I am stupid. That is my personal shame mantra. I think we all have a shame mantra, unfortunately. I am so scared of making a mistake, so scared of being “just a pretty face,” that it is often crippling. When I do make a mistake, as we humans do, my shame mantra begins.

The sad thing is, I have proved to myself repeatedly that I can do the things I told myself I couldn’t, so when will I have enough proof?

The truth is, I never will. I will always find a reason to not be good enough for myself or anyone else. After coming to this conclusion, I have made a conscious decision.

Though I often forget and need hourly reminders, today I know there is NO room for shame in my body. There is no room for shame in my home, my school, my work, my art, my relationships or my family.

I have bills to pay, people to see and love, movies to cry over, books to read, degrees to earn, memories to make, mountains to climb and naps to take. I have no room and zero brain space for shame.

This idea is life-altering. I truly believe that. I will grow new relationships in shameless gardens and raise my future children in a home where shame is talked about but never used as a coping mechanism or intimidation tool. I will create a work environment for myself, my coworkers and our leaders that makes room for human error for the purpose of growth.

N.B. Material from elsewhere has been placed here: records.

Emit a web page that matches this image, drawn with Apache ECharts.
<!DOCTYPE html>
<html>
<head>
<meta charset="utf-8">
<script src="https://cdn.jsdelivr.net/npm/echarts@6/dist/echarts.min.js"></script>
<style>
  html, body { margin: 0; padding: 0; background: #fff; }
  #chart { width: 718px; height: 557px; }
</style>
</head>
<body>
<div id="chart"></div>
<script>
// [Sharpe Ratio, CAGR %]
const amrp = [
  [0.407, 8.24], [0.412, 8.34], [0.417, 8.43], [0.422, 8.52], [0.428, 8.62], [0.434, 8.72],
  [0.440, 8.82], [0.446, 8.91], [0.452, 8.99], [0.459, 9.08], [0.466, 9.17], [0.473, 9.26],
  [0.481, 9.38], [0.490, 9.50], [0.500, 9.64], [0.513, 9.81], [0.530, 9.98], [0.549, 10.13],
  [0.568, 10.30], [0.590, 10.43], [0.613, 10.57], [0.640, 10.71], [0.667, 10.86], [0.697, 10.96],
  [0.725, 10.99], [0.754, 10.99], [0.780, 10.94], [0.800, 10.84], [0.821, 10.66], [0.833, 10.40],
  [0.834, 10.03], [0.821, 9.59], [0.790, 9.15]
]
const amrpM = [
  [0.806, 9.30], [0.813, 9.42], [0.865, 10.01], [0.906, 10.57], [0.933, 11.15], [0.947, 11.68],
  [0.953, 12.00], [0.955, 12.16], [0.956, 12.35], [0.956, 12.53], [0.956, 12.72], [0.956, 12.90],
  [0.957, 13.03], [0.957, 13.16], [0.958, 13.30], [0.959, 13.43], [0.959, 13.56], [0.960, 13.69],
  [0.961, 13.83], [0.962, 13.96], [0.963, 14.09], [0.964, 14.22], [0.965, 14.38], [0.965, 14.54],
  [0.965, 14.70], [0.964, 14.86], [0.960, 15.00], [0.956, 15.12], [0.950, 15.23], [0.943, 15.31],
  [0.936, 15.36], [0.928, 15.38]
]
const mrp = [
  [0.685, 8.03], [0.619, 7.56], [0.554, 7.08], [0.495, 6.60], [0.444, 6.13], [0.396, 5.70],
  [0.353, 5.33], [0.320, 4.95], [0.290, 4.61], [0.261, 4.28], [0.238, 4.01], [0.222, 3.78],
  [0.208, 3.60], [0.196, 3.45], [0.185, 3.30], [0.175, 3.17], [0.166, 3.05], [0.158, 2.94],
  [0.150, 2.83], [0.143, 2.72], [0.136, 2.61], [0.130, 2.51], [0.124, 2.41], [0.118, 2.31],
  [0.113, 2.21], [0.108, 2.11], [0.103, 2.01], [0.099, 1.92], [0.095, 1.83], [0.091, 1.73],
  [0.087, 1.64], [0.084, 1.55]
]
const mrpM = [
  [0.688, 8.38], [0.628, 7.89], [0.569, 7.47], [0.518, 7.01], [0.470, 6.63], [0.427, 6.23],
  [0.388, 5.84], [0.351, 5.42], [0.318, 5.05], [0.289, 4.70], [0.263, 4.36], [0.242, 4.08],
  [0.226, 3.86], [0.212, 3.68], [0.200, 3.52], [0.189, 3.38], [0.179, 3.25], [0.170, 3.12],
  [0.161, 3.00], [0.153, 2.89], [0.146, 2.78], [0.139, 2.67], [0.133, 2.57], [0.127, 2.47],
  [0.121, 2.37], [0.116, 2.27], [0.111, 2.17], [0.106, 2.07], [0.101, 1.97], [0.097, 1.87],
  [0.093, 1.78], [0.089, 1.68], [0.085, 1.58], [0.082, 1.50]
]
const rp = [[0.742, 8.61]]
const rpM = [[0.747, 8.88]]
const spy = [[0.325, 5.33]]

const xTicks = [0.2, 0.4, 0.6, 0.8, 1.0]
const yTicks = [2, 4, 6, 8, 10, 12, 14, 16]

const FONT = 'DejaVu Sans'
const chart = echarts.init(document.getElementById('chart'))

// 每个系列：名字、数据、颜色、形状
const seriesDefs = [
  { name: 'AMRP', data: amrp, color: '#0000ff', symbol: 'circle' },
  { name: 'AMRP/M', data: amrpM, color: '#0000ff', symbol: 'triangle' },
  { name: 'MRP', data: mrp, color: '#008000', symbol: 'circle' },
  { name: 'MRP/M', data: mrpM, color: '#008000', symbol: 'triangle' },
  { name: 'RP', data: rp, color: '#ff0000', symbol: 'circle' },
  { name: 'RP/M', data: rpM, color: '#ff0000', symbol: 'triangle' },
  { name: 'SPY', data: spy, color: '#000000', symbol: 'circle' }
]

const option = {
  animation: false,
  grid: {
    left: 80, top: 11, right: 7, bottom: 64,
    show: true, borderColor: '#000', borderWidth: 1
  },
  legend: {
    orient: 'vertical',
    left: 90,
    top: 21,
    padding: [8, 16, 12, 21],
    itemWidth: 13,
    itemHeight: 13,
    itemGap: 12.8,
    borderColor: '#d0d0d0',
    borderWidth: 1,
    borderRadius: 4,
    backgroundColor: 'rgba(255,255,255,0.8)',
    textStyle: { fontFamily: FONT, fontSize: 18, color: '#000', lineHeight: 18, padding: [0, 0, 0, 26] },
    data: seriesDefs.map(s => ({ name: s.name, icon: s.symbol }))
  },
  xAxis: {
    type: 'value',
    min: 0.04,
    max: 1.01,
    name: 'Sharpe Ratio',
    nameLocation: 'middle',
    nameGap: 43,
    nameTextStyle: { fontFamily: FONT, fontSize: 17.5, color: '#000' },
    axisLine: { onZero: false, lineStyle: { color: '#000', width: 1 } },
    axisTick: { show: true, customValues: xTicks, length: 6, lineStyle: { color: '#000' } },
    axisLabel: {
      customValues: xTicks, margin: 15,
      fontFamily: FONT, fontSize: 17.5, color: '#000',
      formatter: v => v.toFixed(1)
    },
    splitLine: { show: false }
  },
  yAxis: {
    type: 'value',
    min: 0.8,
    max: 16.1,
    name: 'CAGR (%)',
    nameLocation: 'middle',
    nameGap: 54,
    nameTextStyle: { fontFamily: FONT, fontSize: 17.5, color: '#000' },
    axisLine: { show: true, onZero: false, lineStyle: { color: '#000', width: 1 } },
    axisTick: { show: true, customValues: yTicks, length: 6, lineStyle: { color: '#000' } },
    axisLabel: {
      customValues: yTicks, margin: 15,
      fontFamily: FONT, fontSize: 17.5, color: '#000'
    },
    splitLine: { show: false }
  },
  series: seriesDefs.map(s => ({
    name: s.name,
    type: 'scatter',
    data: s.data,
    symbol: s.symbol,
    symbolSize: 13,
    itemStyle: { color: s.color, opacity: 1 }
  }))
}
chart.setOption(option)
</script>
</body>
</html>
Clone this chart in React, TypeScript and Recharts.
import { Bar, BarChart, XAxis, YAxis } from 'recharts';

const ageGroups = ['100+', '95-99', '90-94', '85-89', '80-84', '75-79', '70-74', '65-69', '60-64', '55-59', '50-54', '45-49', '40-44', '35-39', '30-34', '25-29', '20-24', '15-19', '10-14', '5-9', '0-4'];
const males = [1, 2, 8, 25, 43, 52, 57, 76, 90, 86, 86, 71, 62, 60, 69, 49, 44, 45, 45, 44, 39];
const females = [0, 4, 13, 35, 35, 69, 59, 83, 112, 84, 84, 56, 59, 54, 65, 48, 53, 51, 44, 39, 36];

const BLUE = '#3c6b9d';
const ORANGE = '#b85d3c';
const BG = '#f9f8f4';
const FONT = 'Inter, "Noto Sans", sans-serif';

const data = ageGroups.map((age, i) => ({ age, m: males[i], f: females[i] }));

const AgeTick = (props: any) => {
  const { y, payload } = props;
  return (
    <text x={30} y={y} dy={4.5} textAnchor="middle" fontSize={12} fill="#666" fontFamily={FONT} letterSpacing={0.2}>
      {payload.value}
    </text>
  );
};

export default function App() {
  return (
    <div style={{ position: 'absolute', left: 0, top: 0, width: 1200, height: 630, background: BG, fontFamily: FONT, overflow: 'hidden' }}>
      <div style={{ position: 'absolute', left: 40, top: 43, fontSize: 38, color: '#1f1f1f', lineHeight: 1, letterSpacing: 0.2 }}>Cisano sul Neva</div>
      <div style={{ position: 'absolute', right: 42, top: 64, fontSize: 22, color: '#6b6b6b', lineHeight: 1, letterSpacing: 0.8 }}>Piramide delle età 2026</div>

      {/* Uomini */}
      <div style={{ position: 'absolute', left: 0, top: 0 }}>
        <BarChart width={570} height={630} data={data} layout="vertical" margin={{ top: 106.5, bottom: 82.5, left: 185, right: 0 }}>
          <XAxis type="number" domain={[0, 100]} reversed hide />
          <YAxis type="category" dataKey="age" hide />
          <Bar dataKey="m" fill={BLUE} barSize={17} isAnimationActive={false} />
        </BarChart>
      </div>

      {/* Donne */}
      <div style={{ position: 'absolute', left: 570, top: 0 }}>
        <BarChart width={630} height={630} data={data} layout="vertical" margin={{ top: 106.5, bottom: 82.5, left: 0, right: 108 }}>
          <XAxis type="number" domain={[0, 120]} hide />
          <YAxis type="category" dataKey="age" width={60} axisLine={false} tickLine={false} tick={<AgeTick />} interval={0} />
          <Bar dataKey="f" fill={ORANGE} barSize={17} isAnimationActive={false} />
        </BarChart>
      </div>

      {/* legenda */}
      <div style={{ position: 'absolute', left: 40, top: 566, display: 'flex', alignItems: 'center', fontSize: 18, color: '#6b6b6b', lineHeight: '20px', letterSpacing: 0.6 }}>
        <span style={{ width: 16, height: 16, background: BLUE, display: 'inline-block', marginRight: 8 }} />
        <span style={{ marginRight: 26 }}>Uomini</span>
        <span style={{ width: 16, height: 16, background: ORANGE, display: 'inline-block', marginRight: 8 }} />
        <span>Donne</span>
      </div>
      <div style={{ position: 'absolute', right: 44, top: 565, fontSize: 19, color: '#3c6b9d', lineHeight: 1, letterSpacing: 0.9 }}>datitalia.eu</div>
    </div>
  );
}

I want to clarify that I am in no way saying to take out discipline, structure, touches of tough love, etc., especially with young ones. I am hoping that we can embrace the idea of unshakeable, unconditional love. The “you made a mistake, but I still and always will love you,” outlook with our loved ones and, even more importantly, with ourselves.

I am not saying it will be easy. It will definitely, hands down, 100% be a feat, but I know it’s worth it.

I challenge you to do the same.

There is room for a whole lot of things in our lives, but we are all out of space for shame.